2. Libre oferta. La idea de una elección democrática supone la libre formación de alternativas. Las elecciones sin alternativas (elections without choice) no cuentan como democráticas. Lo mismo es cierto para las elecciones donde las posibilidades de escoger se reducen a un estrecho menú de opciones formado bajo licencia y vigilancia del Estado. El repertorio de alternativas disponibles no puede ser diseñado por un gobierno manipulador, sino que tiene que estar determinado por los propios ciudadanos activos en un marco de reglas equitativas y universales.

3. Libre demanda. Las elecciones democráticas presuponen la libre formación de preferencias de los votantes. Los ciudadanos que votan atendiendo a preferencias inducidas no están menos limitados que los que deben elegir entre un conjunto manipulado de opciones. La democracia moderna se fundamenta en la premisa de que todos los ciudadanos por igual, sea cual sea su nivel de escolaridad o estatus social, tienen la facultad de tomar decisiones autónomas en el ámbito político. Sin embargo, para usar sus facultades, los votantes necesitan enterarse de las opciones con las que cuentan, lo cual a su vez significa que necesitan tener acceso a fuentes de información plurales. Si los partidos y los candidatos carecen de un acceso libre y mínimamente equitativo al espacio público, la voluntad del pueblo tal como se expresa en las urnas será, más que otra cosa, el eco de una ignorancia estructuralmente inducida.

4. Inclusión. En el mundo contemporáneo, la democracia exige el sufragio universal. Las restricciones del derecho al voto que solían aplicarse tomando en cuenta la propiedad, la educación, el género o la identidad étnica ya no son legítimas. El demos moderno incluye a todos los adultos, con excepciones muy delimitadas como (en algunos países) los delincuentes sentenciados y los enfermos mentales graves.

5. Protección. Una vez que los ciudadanos hayan formado libremente sus preferencias, deben poder expresarlas con plena libertad.

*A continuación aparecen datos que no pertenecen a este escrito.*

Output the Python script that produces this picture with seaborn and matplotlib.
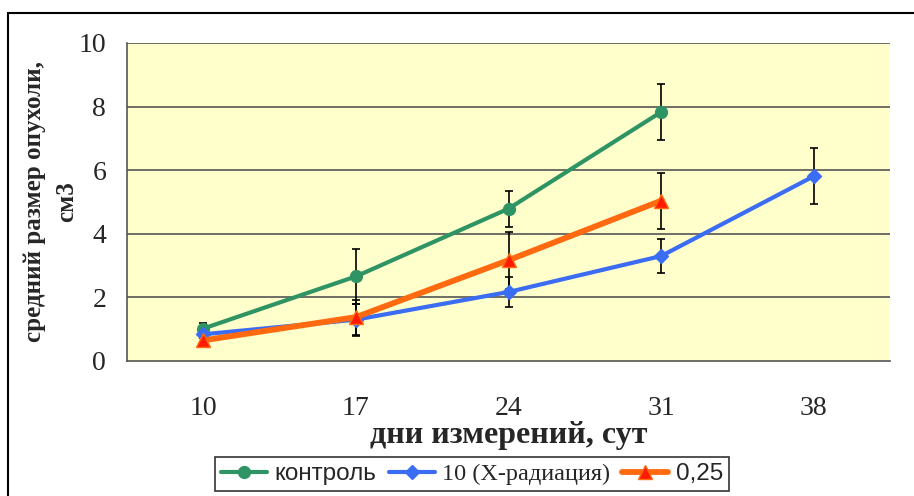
import numpy as np
import pandas as pd
import matplotlib
matplotlib.use('Agg')
import matplotlib.pyplot as plt
import seaborn as sns
from matplotlib.lines import Line2D

# данные
days = ['10', '17', '24', '31', '38']
control = [1.02, 2.66, 4.79, 7.83, np.nan]
control_err = [0.17, 0.86, 0.57, 0.87, np.nan]
xray = [0.84, 1.30, 2.17, 3.30, 5.81]
xray_err = [0.10, 0.50, 0.47, 0.53, 0.88]
dose = [0.65, 1.38, 3.17, 5.04, np.nan]
dose_err = [0.08, 0.55, 0.90, 0.88, np.nan]
labels = ['контроль', '10 (X-радиация)', '0,25']

sns.set_theme(style='white')
plt.rcParams['font.family'] = ['Liberation Serif', 'DejaVu Serif']

fig = plt.figure(figsize=(9.14, 4.96), dpi=100)
ax = fig.add_axes([127 / 914, 1 - 361 / 496, (890 - 127) / 914, (361 - 43) / 496])
ax.set_facecolor('#FFFFCC')

pos = np.arange(len(days))
df = pd.DataFrame({'pos': np.tile(pos, 3),
                   'val': control + xray + dose,
                   'err': control_err + xray_err + dose_err,
                   'series': np.repeat(labels, len(days))}).dropna()

styles = {
    'контроль': dict(color='#2E9463', marker='o', mfc='#2E9463', mec='#2E9463', ms=8.5, lw=3),
    '10 (X-радиация)': dict(color='#3A6CF4', marker='D', mfc='#3A6CF4', mec='#3A6CF4', ms=7.5, lw=3),
    '0,25': dict(color='#FF6A10', marker='^', mfc='#FF1A00', mec='#FF6A10', ms=10, lw=4.2),
}

# сетка
for y in [2, 4, 6, 8, 10]:
    ax.axhline(y, color='#555555', lw=1.2, zorder=1)

for name in labels:
    d = df[df['series'] == name]
    ax.errorbar(d['pos'], d['val'], yerr=d['err'], fmt='none', ecolor='black',
                elinewidth=1.2, capsize=3, capthick=1.2, zorder=2)
for name in labels:
    d = df[df['series'] == name]
    st = styles[name]
    sns.lineplot(data=d, x='pos', y='val', ax=ax, color=st['color'], lw=st['lw'],
                 marker=st['marker'], markerfacecolor=st['mfc'], markeredgecolor=st['mec'],
                 markersize=st['ms'], markeredgewidth=1, zorder=3, legend=False)

ax.set_xlim(-0.5, 4.5)
ax.set_ylim(0, 10)
ax.set_yticks([0, 2, 4, 6, 8, 10])
ax.set_xticks(pos)
ax.set_xticklabels(days)
ax.set_xticks(np.arange(-0.5, 5, 1), minor=True)
ax.tick_params(axis='x', which='major', length=0, pad=25, labelsize=20)
ax.tick_params(axis='x', which='minor', length=7, width=1, color='#333333', direction='out')
ax.tick_params(axis='y', length=6, width=1, color='#333333', direction='out', labelsize=20, pad=9)
for s in ['top', 'right']:
    ax.spines[s].set_visible(False)
for s in ['left', 'bottom']:
    ax.spines[s].set_color('#555555')
    ax.spines[s].set_linewidth(1.2)

ax.set_xlabel('дни измерений, сут', fontsize=23, fontweight='bold', labelpad=0)
ax.set_ylabel('средний размер опухоли,\nсм3', fontsize=18, fontweight='bold', labelpad=0,
              linespacing=1.55)

handles = [Line2D([], [], color=styles[n]['color'], lw=styles[n]['lw'], marker=styles[n]['marker'],
                  markerfacecolor=styles[n]['mfc'], markeredgecolor=styles[n]['mec'],
                  markersize=styles[n]['ms']) for n in labels]
leg = fig.legend(handles, labels, loc='center', bbox_to_anchor=(472 / 914, 1 - 474 / 496),
                 ncol=3, frameon=True, fontsize=17.5, handlelength=1.9, columnspacing=0.5,
                 handletextpad=0.3, borderpad=0.25, fancybox=False, borderaxespad=0)
leg.get_frame().set_edgecolor('black')
leg.get_frame().set_linewidth(1.2)
fams = [['Liberation Sans'], ['Liberation Serif'], ['Liberation Sans']]
for t, f in zip(leg.get_texts(), fams):
    t.set_fontfamily(f)

# внешняя рамка
fig.add_artist(Line2D([8 / 914, 1], [1 - 13 / 496] * 2, color='black', lw=1.5,
                      transform=fig.transFigure))
fig.add_artist(Line2D([8 / 914] * 2, [0, 1 - 13 / 496], color='black', lw=1.5,
                      transform=fig.transFigure))

fig.savefig('out.png', dpi=100)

El voto secreto tiene por objeto protegerlos de “injerencias externas” indebidas, sea en forma de coacción, compra de votos o hasta la simple desaprobación de sus vecinos. El carácter secreto del voto erige una barda institucional que intenta aislar el acto electoral de las presiones sociales del poder, el dinero y el ostracismo.

6. Integridad. Una vez que los ciudadanos hayan expresado libremente su voluntad en las urnas, tiene que haber funcionarios electorales competentes y neutrales que cuenten, y tomen en cuenta, sus votos de manera honrada y correcta. Sin la integridad y el profesionalismo de los funcionarios, el principio democrático de “una persona, un voto” se queda como una aspiración vacía.

7. Decisividad. Al igual que las elecciones que de entrada no ofrecen opciones reales, las que terminan sin tener consecuencias reales no se pueden considerar democráticas. Los ganadores deben poder asumir el cargo, ejercer el poder y concluir sus mandatos de acuerdo con lo que establecen los preceptos constitucionales. Ahí se cierra el círculo. Las elecciones tienen que ser “decisivas” ex ante, así como “irreversibles” ex post. Si los comicios no les confieren a los ganadores la facultad real de tomar decisiones públicas, entonces serán escenificaciones de mucho ruido y fragor, pero huecas, carentes de relevancia.

Las elecciones pueden ser consideradas democráticas si y solo si cumplen todos y cada uno de los rubros de la lista. La analogía matemática no es la simple suma de las dimensiones, sino la multiplicación por cero. El cumplimiento parcial de las normas democráticas no lleva a una democracia parcial. El quebranto manifiesto de cualquiera de las condiciones invalida el cumplimiento de todas las demás. Si la cadena de elección democrática se rompe en cualquiera de sus eslabones, los comicios no se vuelven menos democráticos; se vuelven no democráticos.

Situados en un nivel medio de abstracción y complejidad, esta manera de distinguir entre elecciones democráticas y autoritarias ofrece al menos dos ventajas distintivas. En primer lugar, reduce la distancia entre las concepciones continuas y dicotómicas de la democracia. Presta atención a los matices y la graduación, mientras toma en cuenta los “saltos cualitativos” en las polémicas regiones fronterizas que separan la democracia del autoritarismo. Exige que se ponga mucha atención en el detalle empírico, y al mismo tiempo ofrece un esquema conceptual que permite ordenar y ponderar los innumerables puntos que los observadores electorales verifican a la hora de evaluar procesos de votación. Aunque tiene presente la nebulosa zona de ambigüedad que separa la democracia del autoritarismo, ofrece una justificación sistemática para la idea de que los regímenes democráticos forman “totalidades delimitadas” (bounded wholes) –configuraciones coherentes de atributos esenciales.

En segundo lugar, la idea de una cadena de elección democrática coherente abre el camino a “comparaciones contextualizadas” de regímenes electorales.9 Los gobiernos autoritarios pueden entrar al juego del control electoral atacando cualquiera de los eslabones de la cadena. Pero sea cual sea el método o los métodos que elijan, la idea de que existan normas básicas indispensables, pilares todas del edificio complejo de la elección democrática, puede ayudar a revelar sus maniobras como lo que son”.